Comparing our gas detector with others reported in the literature, our detector is capable of being configured to detect up to three gases, while those reported in [57,58,59] can only detect one gas. Our system is scalable to more detection points given it was assembled with programmable electronic components, while those reported in [19,60] cannot be escalated since they were built with analog electronics. The operating temperature is higher than that in [7,14], making ours an ideal system for processes performed under high temperatures. Our future work is focused on the following directives: (a) deploy the device to the Internet of Things; (b) develop quasi-distributed systems for gas detection; (c) perform a noise analysis on the system; (d) optimize the gas detector size in the base for the electronic components.

5. Conclusions

In the combustion processes, temperatures often exceed 300 °C due to the reaction between oxygen and combustible gases, necessitating protection systems for industrial plants operating at similar or higher temperatures. This paper presents the design, simulation, and assembly of a novel gas detection device. The prototype is capable of detecting one, two, or three different gases, ${\mathrm{O}}_2,{\mathrm{C}}_3{\mathrm{H}}_8,{\mathrm{a}\mathrm{n}\mathrm{d} \mathrm{C}\mathrm{O}}_2$, depending on the configuration proposed by the final user. The electronic design is based on the electrical response of a sensor developed with MgSb₂O₆ oxide and microcontroller characteristics. For the simulation, the design results were analyzed, while for the assembly, both the design and simulation results were considered.
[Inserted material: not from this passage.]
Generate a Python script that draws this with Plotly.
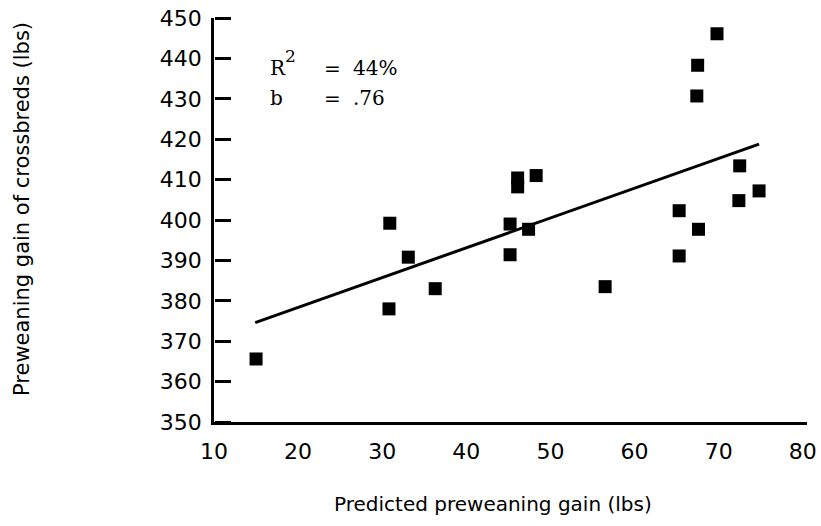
import plotly.graph_objects as go

# Data
predicted_gain = [15.0, 30.9, 30.8, 33.1, 36.3, 45.2, 45.2, 47.4, 46.1, 46.1, 48.3,
                  56.5, 65.3, 65.3, 67.6, 67.4, 67.5, 69.8, 72.5, 72.4, 74.8]
crossbred_gain = [365.6, 399.2, 378.0, 390.8, 383.0, 399.0, 391.4, 397.7, 410.4, 408.2, 411.0,
                  383.5, 402.3, 391.1, 397.7, 430.7, 438.3, 446.1, 413.4, 404.8, 407.2]
fit_x = [14.9, 74.8]
fit_y = [374.6, 418.8]

x_ticks = [10, 20, 30, 40, 50, 60, 70, 80]
y_ticks = [350, 360, 370, 380, 390, 400, 410, 420, 430, 440, 450]

W, H = 821, 526
ML, MR, MT, MB = 214, 14, 18, 104
PW, PH = W - ML - MR, H - MT - MB


def px_x(p):
    return (p - ML) / PW


def px_y(p):
    return (H - MB - p) / PH


fig = go.Figure()
fig.add_trace(go.Scatter(x=fit_x, y=fit_y, mode="lines",
                         line=dict(color="black", width=3), showlegend=False))
fig.add_trace(go.Scatter(x=predicted_gain, y=crossbred_gain, mode="markers",
                         marker=dict(symbol="square", size=13, color="black"),
                         showlegend=False))
# invisible trace on the second y-axis so that it is drawn (tick marks only)
fig.add_trace(go.Scatter(x=[None], y=[None], yaxis="y2", showlegend=False,
                         hoverinfo="skip"))

tick_font = dict(family="DejaVu Sans", size=22, color="black")
xtitle_font = dict(family="DejaVu Sans", size=20, color="black")
ytitle_font = dict(family="DejaVu Sans", size=21, color="black")
serif = dict(family="DejaVu Serif", size=20, color="black")
sup = dict(family="DejaVu Serif", size=17, color="black")


def note(text, x, y, font):
    return dict(text=text, xref="paper", yref="paper", x=px_x(x), y=px_y(y),
                xanchor="left", yanchor="middle", showarrow=False, font=font)


fig.update_layout(
    width=W, height=H,
    margin=dict(l=ML, r=MR, t=MT, b=MB, autoexpand=False),
    plot_bgcolor="white", paper_bgcolor="white",
    xaxis=dict(range=[10, 80.5], tickvals=x_ticks, ticks="", showgrid=False,
               zeroline=False, showline=True, linecolor="black", linewidth=3,
               tickfont=tick_font, ticklabelstandoff=8, automargin=False),
    yaxis=dict(range=[350, 450], tickvals=y_ticks, ticks="", showgrid=False,
               zeroline=False, showline=True, linecolor="black", linewidth=2.5,
               tickfont=tick_font, ticklabelstandoff=5, automargin=False),
    yaxis2=dict(range=[350, 450], tickvals=y_ticks, overlaying="y", side="right",
                anchor="free", position=0, ticks="outside", ticklen=16, tickwidth=3,
                tickcolor="black", showticklabels=False, showgrid=False,
                zeroline=False, showline=False, automargin=False),
    annotations=[
        dict(text="Predicted preweaning gain (lbs)", xref="paper", yref="paper",
             x=px_x(493), y=px_y(504), xanchor="center", yanchor="middle",
             showarrow=False, font=xtitle_font),
        dict(text="Preweaning gain of crossbreds (lbs)", xref="paper", yref="paper",
             x=px_x(22), y=px_y(209), xanchor="center", yanchor="middle",
             textangle=-90, showarrow=False, font=ytitle_font),
        note("R", 268, 68, serif),
        note("2", 283, 56, sup),
        note("=", 322, 69, serif),
        note("44%", 351, 68, serif),
        note("b", 268, 98, serif),
        note("=", 322, 99, serif),
        note(".76", 351, 98, serif),
    ],
)

fig.write_html("out.html", config={"displayModeBar": False},
               post_script="document.body.style.margin='0px';")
The characteristics of the gas detector include operating temperatures of 400 °C. Being ideal for industrial processes, it can be configured to detect up to three gases $\left({\mathrm{O}}_2,{\mathrm{C}}_3{\mathrm{H}}_8{,\mathrm{a}\mathrm{n}\mathrm{d} \mathrm{C}\mathrm{O}}_2\right)$. A corrective signal and an indicator LED light are employed for each type of gas, the operation concentration is 560 ppm, the device is scalable, and its programming can be extended to connections in industrial networks.

The gas detector developed in this study is capable of operating at high temperatures and handling high gas concentrations, making it ideal for industries that require combustion processes.